Tally the lines that contain "using" and report the total alone.

========================================

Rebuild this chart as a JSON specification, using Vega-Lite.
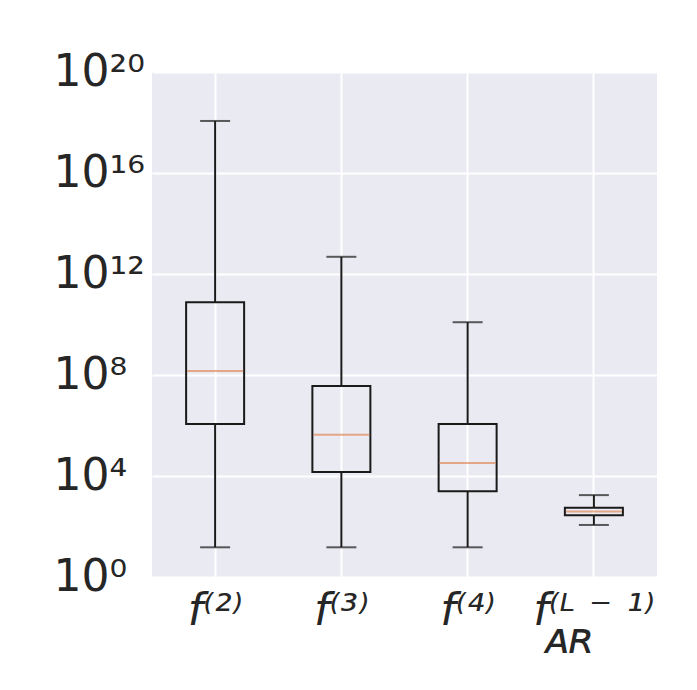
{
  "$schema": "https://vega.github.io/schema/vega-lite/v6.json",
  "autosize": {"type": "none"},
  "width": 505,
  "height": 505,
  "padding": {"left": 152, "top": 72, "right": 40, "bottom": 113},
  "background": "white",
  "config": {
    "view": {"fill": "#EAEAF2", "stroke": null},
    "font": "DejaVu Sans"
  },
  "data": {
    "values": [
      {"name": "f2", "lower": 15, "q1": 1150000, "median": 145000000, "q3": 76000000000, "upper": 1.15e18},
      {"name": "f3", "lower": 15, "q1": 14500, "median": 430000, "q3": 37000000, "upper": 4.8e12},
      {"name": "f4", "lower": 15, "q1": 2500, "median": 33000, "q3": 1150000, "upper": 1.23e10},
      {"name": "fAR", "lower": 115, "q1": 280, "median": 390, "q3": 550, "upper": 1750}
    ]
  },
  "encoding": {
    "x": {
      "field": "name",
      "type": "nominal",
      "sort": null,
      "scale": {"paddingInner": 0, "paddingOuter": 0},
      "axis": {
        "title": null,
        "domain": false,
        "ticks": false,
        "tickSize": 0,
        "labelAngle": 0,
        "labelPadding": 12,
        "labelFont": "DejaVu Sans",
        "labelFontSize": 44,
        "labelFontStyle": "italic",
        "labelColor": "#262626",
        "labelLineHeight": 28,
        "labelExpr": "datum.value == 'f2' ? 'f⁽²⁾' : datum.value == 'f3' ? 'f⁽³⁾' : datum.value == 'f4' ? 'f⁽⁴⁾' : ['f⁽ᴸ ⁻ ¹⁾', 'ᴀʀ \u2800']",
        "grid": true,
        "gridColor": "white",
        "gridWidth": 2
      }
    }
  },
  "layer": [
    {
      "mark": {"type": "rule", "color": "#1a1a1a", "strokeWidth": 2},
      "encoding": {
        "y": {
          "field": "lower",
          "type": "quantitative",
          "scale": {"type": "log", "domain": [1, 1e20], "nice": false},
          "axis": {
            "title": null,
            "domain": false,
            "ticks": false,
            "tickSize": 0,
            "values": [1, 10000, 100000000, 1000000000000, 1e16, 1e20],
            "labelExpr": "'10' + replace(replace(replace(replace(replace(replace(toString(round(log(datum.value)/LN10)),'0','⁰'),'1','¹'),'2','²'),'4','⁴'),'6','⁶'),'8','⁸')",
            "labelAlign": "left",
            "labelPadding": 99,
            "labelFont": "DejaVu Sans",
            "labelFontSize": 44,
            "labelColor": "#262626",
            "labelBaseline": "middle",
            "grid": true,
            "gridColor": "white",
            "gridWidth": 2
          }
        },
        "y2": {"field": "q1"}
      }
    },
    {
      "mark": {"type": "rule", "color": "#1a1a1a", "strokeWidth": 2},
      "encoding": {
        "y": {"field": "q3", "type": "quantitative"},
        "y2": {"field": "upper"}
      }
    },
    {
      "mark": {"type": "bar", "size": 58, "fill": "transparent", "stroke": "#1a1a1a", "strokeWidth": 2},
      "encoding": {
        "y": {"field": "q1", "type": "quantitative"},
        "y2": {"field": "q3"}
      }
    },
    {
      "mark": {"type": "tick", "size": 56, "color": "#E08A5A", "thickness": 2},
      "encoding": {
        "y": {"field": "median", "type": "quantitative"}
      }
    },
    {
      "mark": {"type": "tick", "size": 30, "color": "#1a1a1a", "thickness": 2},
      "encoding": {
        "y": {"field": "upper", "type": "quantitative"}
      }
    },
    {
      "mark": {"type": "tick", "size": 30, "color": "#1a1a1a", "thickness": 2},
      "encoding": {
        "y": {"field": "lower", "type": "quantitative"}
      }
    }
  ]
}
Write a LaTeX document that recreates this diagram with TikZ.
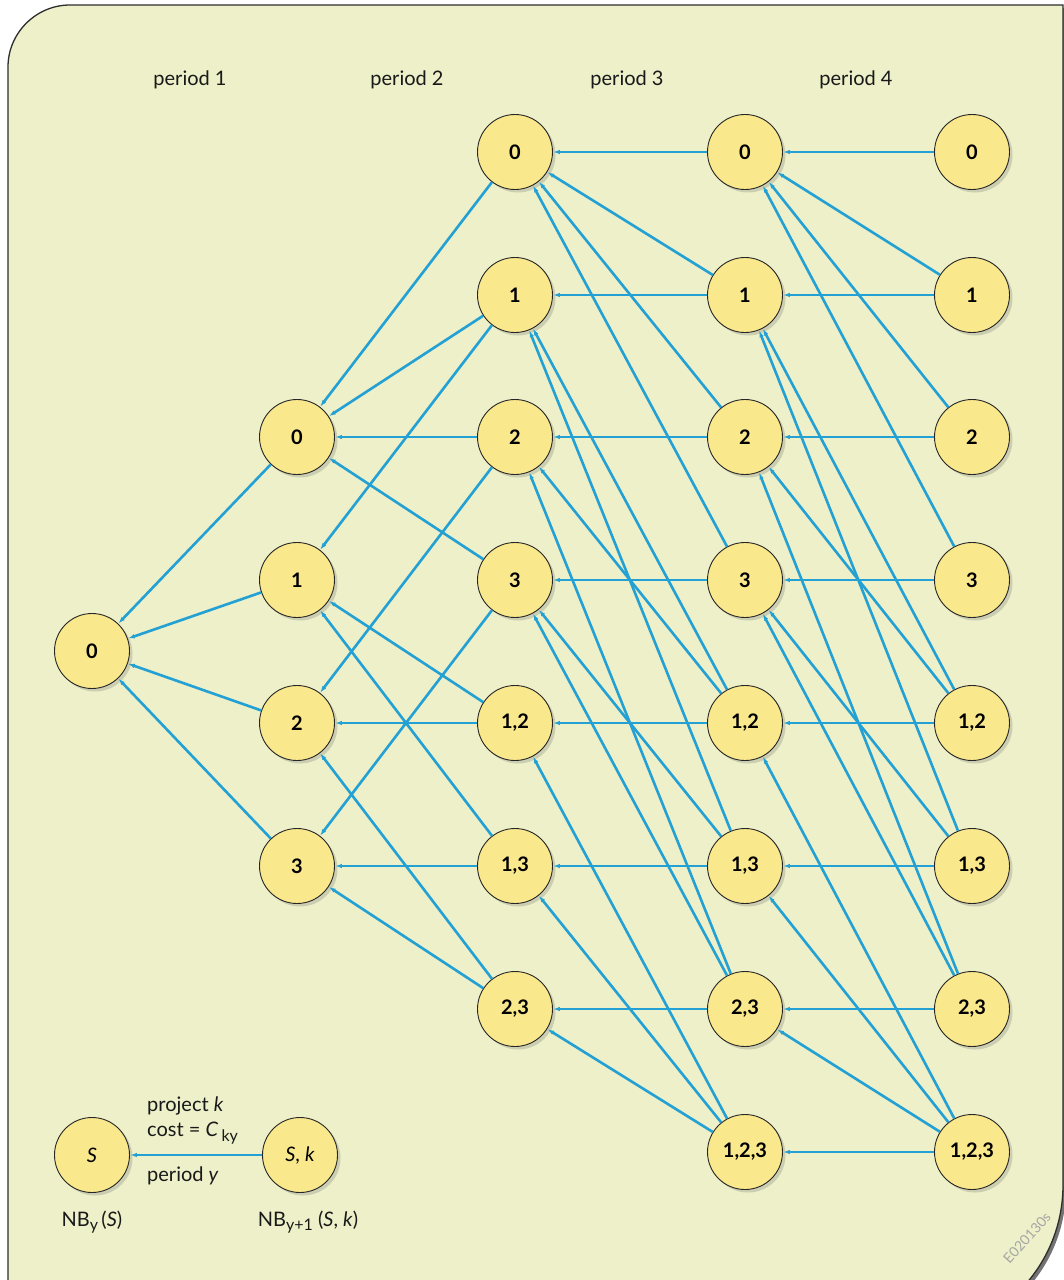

========================================

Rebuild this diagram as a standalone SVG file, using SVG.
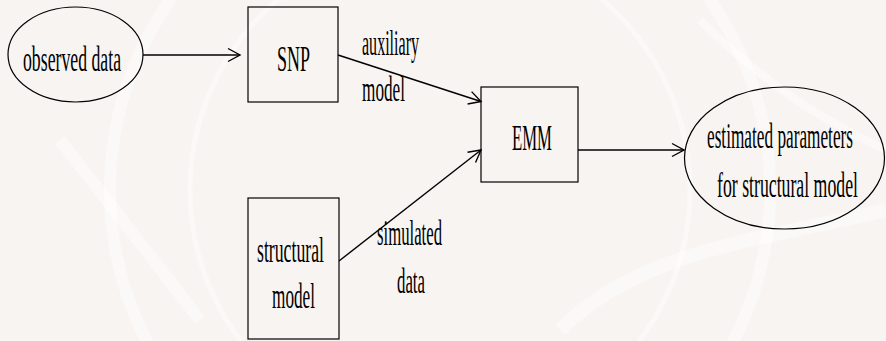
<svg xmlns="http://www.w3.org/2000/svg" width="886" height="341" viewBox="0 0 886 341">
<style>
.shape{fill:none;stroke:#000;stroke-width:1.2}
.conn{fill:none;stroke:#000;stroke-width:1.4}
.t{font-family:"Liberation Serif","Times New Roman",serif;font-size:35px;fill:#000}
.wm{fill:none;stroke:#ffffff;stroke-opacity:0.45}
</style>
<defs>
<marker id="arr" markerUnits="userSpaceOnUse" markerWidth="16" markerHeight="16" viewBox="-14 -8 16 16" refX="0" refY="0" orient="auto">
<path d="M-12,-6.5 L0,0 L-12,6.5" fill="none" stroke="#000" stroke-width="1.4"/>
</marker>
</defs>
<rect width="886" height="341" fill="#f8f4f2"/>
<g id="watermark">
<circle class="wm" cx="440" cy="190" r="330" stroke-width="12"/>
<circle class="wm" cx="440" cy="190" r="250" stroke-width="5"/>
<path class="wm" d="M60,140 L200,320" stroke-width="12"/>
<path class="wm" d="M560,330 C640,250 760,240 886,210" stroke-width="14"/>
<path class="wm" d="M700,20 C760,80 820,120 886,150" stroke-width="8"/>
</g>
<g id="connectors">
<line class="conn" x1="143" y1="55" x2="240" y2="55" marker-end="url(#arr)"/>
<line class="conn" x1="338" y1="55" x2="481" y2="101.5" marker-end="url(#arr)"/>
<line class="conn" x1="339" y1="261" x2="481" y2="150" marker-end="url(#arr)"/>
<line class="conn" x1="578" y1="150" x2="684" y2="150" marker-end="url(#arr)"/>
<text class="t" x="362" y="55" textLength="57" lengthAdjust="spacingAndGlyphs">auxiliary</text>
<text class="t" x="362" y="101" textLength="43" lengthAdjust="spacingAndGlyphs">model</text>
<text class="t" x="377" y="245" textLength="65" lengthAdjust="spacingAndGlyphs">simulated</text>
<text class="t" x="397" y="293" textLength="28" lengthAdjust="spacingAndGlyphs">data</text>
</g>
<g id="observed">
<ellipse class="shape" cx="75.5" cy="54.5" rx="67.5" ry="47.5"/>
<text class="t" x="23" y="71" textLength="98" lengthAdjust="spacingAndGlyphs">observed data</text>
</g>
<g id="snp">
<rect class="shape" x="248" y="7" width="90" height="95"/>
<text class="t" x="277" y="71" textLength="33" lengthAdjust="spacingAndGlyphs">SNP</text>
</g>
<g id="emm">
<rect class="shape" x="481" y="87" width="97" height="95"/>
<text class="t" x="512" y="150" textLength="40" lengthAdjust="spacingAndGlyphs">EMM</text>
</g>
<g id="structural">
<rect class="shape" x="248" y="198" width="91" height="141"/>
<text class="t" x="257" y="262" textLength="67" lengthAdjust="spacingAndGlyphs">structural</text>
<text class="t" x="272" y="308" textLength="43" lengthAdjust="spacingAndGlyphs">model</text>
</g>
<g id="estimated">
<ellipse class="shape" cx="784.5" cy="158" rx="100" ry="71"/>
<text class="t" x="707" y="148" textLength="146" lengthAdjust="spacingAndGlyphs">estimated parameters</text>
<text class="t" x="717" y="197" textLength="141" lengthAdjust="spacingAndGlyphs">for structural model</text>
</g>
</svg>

========================================

REPLY.
2